[Items from a data source]
+++

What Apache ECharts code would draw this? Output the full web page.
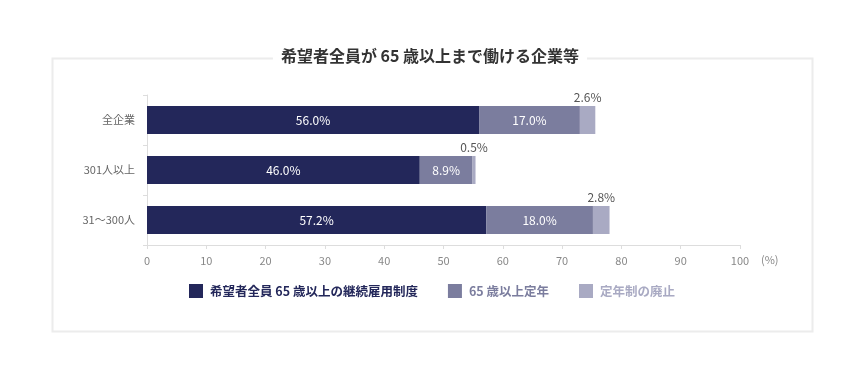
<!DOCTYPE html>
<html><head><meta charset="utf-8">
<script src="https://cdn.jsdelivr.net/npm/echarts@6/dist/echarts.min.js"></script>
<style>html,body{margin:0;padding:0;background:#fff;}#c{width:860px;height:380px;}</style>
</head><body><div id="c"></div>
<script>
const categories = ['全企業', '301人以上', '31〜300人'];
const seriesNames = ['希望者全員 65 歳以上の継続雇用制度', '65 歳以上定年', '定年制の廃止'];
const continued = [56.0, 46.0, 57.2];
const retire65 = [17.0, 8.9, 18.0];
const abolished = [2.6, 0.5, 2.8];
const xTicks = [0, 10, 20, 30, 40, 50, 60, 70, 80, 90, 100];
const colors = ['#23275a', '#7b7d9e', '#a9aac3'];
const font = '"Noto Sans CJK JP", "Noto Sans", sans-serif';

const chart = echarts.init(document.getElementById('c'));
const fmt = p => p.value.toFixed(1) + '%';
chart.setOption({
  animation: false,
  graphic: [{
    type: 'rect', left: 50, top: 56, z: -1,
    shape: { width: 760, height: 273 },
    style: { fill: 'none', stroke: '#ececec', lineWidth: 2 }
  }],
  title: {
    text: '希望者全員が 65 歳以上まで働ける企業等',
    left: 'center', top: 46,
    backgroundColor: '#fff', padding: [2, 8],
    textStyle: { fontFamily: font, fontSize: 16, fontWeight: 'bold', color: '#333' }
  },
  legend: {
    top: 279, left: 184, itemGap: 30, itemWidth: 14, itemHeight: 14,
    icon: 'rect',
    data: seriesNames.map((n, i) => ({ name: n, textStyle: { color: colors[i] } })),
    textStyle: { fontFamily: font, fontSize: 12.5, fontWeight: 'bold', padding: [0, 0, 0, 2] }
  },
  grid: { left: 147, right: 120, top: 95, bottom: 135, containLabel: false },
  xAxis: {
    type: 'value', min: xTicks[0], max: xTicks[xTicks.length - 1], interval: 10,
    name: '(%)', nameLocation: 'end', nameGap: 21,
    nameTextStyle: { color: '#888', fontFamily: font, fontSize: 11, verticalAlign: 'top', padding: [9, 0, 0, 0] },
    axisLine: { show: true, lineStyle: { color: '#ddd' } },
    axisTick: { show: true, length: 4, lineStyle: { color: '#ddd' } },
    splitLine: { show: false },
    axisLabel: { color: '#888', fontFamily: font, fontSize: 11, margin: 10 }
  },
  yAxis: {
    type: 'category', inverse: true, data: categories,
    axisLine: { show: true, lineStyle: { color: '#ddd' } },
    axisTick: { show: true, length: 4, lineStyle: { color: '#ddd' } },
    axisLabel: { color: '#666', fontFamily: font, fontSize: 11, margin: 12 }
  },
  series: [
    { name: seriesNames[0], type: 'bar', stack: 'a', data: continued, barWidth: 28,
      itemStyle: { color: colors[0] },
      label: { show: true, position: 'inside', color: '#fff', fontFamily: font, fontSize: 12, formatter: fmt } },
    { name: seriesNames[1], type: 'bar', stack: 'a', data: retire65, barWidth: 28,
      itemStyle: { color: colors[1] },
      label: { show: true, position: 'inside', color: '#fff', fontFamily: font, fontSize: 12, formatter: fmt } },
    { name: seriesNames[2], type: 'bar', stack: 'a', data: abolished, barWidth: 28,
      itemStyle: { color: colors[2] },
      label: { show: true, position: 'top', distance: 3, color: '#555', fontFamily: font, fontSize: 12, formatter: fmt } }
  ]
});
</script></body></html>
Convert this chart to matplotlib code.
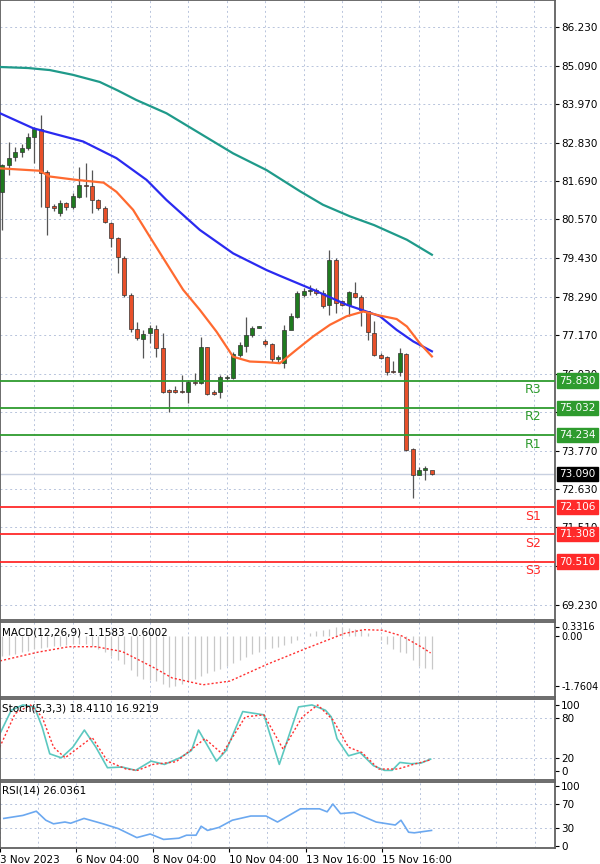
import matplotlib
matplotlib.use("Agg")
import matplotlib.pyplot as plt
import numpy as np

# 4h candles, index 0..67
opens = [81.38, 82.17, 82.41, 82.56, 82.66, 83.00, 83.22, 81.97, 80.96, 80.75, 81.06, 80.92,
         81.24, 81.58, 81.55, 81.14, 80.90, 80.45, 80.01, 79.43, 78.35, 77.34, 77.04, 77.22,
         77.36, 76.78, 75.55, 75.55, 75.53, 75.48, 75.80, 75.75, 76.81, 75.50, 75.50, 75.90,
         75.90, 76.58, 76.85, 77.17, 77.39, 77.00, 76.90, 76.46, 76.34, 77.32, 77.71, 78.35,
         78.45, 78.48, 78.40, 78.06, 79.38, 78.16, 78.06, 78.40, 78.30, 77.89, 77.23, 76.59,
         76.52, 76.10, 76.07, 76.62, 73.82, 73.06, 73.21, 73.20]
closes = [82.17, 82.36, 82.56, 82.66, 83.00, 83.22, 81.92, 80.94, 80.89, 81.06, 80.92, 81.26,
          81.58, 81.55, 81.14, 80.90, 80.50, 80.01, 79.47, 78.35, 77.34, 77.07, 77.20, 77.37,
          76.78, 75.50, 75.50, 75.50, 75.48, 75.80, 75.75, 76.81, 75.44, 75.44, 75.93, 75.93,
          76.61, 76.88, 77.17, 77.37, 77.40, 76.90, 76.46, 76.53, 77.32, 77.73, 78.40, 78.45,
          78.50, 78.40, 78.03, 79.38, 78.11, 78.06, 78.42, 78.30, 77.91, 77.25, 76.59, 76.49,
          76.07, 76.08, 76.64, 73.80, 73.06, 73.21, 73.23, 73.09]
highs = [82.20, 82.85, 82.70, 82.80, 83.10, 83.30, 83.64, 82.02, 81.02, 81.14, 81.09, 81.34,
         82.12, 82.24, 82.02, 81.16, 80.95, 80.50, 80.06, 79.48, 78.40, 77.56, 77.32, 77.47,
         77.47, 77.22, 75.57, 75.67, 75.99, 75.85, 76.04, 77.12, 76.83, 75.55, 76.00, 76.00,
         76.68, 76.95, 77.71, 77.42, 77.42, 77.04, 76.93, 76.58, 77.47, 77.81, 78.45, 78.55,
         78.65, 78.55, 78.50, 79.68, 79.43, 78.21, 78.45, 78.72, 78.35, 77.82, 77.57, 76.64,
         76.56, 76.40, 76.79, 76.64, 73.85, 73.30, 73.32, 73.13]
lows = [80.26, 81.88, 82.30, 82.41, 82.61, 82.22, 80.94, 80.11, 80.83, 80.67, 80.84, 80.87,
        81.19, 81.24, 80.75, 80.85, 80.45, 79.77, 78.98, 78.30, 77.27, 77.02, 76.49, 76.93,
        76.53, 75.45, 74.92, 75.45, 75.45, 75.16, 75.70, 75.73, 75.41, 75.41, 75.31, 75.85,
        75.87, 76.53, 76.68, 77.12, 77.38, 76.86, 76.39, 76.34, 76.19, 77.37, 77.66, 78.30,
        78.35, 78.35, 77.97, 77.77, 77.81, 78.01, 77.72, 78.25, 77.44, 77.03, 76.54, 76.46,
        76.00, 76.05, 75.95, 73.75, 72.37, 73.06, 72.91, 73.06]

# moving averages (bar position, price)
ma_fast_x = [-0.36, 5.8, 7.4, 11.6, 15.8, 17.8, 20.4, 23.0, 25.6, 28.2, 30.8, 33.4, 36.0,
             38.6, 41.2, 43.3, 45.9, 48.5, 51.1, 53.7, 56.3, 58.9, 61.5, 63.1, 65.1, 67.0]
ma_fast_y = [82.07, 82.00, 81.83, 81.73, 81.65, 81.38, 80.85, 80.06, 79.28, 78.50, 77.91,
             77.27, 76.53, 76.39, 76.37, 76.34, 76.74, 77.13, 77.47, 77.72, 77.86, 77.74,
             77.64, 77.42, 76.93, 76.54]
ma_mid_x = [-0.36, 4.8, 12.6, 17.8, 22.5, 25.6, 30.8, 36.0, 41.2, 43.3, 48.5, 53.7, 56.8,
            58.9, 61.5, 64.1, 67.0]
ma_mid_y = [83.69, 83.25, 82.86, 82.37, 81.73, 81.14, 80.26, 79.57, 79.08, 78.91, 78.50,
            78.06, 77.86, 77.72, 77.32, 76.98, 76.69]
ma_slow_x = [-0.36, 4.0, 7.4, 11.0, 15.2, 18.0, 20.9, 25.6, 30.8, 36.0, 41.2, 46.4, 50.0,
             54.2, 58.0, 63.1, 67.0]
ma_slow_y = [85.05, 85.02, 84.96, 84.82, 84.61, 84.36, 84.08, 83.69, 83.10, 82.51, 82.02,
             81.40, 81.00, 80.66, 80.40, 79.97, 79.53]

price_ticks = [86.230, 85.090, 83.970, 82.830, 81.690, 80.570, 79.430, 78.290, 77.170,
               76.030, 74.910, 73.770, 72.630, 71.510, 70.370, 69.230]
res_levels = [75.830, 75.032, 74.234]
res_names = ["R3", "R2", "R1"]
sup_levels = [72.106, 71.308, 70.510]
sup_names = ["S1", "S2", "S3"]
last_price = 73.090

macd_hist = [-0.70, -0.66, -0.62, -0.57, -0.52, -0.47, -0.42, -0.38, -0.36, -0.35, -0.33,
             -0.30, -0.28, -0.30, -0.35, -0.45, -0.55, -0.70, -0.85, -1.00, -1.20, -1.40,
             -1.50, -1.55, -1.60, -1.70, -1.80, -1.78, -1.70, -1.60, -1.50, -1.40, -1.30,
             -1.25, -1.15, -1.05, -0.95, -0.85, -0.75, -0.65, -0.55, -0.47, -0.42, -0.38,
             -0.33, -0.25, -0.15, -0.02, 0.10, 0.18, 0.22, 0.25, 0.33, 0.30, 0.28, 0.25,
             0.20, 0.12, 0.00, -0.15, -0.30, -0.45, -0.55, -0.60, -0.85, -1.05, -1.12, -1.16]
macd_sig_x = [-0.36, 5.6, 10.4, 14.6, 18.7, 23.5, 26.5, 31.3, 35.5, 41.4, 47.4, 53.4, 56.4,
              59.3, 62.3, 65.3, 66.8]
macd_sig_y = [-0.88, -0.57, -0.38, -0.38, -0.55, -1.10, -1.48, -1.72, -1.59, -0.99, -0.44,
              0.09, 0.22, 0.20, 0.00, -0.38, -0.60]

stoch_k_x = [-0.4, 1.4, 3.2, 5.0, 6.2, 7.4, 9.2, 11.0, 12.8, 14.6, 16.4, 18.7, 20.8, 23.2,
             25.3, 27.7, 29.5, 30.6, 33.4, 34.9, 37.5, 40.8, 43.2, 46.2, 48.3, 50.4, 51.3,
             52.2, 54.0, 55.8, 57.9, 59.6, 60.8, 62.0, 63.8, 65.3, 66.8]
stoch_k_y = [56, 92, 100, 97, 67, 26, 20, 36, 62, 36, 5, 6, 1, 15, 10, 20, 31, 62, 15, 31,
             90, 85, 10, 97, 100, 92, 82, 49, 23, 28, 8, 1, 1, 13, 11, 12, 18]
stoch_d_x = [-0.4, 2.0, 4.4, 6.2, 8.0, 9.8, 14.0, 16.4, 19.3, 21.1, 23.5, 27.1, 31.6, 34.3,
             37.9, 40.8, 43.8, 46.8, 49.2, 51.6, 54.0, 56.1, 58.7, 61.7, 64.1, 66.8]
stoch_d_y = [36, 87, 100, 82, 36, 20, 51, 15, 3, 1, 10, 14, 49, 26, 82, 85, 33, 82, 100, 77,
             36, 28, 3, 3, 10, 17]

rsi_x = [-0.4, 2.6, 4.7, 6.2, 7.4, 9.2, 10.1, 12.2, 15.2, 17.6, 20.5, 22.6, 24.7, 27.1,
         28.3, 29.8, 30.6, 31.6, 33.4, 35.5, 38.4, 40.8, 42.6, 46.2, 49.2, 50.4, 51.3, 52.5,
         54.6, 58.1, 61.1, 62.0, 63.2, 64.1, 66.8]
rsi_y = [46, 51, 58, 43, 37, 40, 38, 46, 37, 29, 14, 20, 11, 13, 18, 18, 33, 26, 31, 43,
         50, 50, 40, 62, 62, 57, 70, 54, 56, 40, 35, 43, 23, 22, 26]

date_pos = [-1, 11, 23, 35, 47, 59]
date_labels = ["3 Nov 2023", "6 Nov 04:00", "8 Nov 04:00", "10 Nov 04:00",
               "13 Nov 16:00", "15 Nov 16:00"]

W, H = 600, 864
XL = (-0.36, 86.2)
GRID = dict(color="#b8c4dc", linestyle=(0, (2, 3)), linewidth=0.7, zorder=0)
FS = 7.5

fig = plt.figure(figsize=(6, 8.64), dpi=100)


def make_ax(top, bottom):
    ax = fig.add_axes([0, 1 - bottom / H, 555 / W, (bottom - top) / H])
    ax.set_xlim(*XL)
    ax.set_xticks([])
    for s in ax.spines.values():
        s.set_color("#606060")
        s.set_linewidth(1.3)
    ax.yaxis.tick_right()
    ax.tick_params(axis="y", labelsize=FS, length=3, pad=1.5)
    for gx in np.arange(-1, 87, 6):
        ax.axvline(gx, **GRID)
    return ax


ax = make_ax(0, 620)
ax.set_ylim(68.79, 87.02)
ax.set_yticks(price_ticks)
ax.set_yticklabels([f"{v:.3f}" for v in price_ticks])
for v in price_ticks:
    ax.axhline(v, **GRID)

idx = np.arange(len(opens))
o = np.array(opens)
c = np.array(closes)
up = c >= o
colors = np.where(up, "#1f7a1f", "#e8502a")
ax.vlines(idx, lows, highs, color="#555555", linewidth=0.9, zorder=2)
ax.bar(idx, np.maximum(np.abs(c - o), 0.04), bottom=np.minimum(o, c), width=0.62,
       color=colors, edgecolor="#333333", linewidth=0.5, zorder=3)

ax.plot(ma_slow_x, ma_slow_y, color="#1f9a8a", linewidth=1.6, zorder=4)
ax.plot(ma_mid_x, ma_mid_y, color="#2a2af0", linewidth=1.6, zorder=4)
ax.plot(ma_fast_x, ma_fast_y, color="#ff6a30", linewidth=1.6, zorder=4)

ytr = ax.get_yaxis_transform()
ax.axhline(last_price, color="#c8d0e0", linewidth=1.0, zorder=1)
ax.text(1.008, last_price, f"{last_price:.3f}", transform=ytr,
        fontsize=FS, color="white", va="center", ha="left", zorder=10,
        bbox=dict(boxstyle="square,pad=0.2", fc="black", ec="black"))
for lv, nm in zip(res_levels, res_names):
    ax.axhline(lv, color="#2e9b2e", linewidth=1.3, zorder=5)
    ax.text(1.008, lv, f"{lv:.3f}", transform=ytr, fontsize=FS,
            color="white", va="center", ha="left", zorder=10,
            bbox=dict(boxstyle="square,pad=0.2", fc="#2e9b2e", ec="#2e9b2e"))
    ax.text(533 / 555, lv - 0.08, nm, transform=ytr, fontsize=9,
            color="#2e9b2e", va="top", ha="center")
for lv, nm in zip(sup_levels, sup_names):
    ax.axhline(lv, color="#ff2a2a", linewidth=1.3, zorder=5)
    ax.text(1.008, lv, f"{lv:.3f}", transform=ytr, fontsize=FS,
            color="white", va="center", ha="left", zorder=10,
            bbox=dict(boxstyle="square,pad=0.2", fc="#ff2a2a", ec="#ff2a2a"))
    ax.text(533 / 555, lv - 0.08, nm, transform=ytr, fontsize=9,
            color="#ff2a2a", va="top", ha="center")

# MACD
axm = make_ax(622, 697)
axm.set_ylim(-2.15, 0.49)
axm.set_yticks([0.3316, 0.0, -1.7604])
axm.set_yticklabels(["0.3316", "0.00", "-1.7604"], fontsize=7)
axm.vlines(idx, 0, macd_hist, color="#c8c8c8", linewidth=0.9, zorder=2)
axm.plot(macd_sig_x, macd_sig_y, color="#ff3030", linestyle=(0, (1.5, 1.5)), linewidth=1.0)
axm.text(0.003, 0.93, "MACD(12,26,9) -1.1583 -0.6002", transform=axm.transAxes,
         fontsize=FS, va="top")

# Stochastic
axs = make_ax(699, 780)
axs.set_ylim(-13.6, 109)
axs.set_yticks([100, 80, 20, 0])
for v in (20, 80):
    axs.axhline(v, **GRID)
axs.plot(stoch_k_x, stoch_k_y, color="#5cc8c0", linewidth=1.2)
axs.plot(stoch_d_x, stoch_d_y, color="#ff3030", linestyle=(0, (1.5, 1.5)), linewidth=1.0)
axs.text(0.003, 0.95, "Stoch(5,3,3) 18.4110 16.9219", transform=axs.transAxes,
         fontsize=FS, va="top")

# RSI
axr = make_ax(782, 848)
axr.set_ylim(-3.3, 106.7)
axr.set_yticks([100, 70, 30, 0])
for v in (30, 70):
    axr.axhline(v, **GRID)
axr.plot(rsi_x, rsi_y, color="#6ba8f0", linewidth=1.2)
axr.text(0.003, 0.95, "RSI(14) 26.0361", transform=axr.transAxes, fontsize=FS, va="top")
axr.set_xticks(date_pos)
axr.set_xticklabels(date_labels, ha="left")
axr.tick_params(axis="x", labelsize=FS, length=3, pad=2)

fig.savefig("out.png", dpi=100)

+++

### STATED EXERCISE
Write out, exactly and with nothing added, everything from the line with "Convert this chart to matplotlib code." down to the line with "import numpy as np", both included. Drop any pictures.

### WRITTEN SOLUTION
Convert this chart to matplotlib code.
import matplotlib
matplotlib.use("Agg")
import matplotlib.pyplot as plt
import numpy as np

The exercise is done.